<<<<

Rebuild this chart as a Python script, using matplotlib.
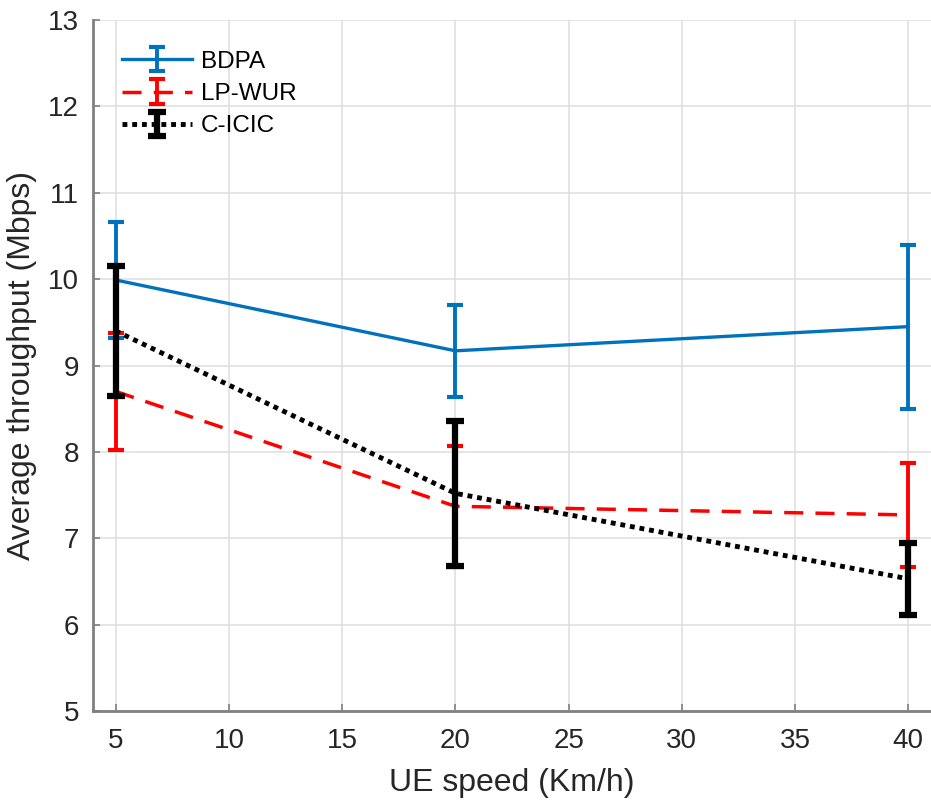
import matplotlib
matplotlib.use('Agg')
import matplotlib.pyplot as plt

plt.rcParams['font.family'] = ['Liberation Sans', 'DejaVu Sans']

speed = [5, 20, 40]

bdpa = [9.99, 9.17, 9.45]
bdpa_err = [0.67, 0.53, 0.95]

lpwur = [8.70, 7.37, 7.27]
lpwur_err = [0.68, 0.70, 0.60]

cicic = [9.40, 7.52, 6.53]
cicic_err = [0.75, 0.84, 0.42]

fig = plt.figure(figsize=(9.31, 8.07), dpi=100)
ax = fig.add_axes([93 / 931, 96 / 807, 838 / 931, 691 / 807])

ax.errorbar(speed, bdpa, yerr=bdpa_err, color='#0072BD', lw=2.4, elinewidth=2.8,
            capsize=5.5, capthick=3, label='BDPA', zorder=3)
ax.errorbar(speed, lpwur, yerr=lpwur_err, color='#FF0000', lw=2.5, ls=(0, (5.5, 3.5)),
            elinewidth=2.8, capsize=5.5, capthick=3, label='LP-WUR', zorder=4)
ax.errorbar(speed, cicic, yerr=cicic_err, color='black', lw=3.5, ls=(0, (1, 1)),
            elinewidth=4.5, capsize=6.5, capthick=4.5, label='C-ICIC', zorder=5)

ax.set_xlim(4, 41)
ax.set_ylim(5, 13)
ax.set_xticks([5, 10, 15, 20, 25, 30, 35, 40])
ax.set_yticks(range(5, 14))
ax.grid(True, color='#e0e0e0', lw=1.2)
ax.set_axisbelow(True)
ax.tick_params(direction='in', labelsize=20, colors='#808080', labelcolor='#262626',
               length=5, width=1.2)
ax.tick_params(axis='x', pad=12)
ax.tick_params(axis='y', pad=10)
for s in ['top', 'right']:
    ax.spines[s].set_visible(False)
for s in ['left', 'bottom']:
    ax.spines[s].set_color('#808080')
    ax.spines[s].set_linewidth(2)

ax.set_xlabel('UE speed (Km/h)', fontsize=23, color='#262626', labelpad=10)
ax.set_ylabel('Average throughput (Mbps)', fontsize=23, color='#262626', labelpad=8)

ax.legend(loc='upper left', fontsize=17.5, frameon=False, handlelength=2.9,
          bbox_to_anchor=(0.014, 0.98), borderaxespad=0.3, labelspacing=0.42,
          handletextpad=0.35)

fig.savefig('out.png', dpi=100)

>>>>

- [TASK BRIEF]:
Isolate the lines that hold the word "matplotlib" and copy all of them.

- [EXERCISE RESPONSE]:
Rebuild this chart as a Python script, using matplotlib.
import matplotlib
matplotlib.use('Agg')
import matplotlib.pyplot as plt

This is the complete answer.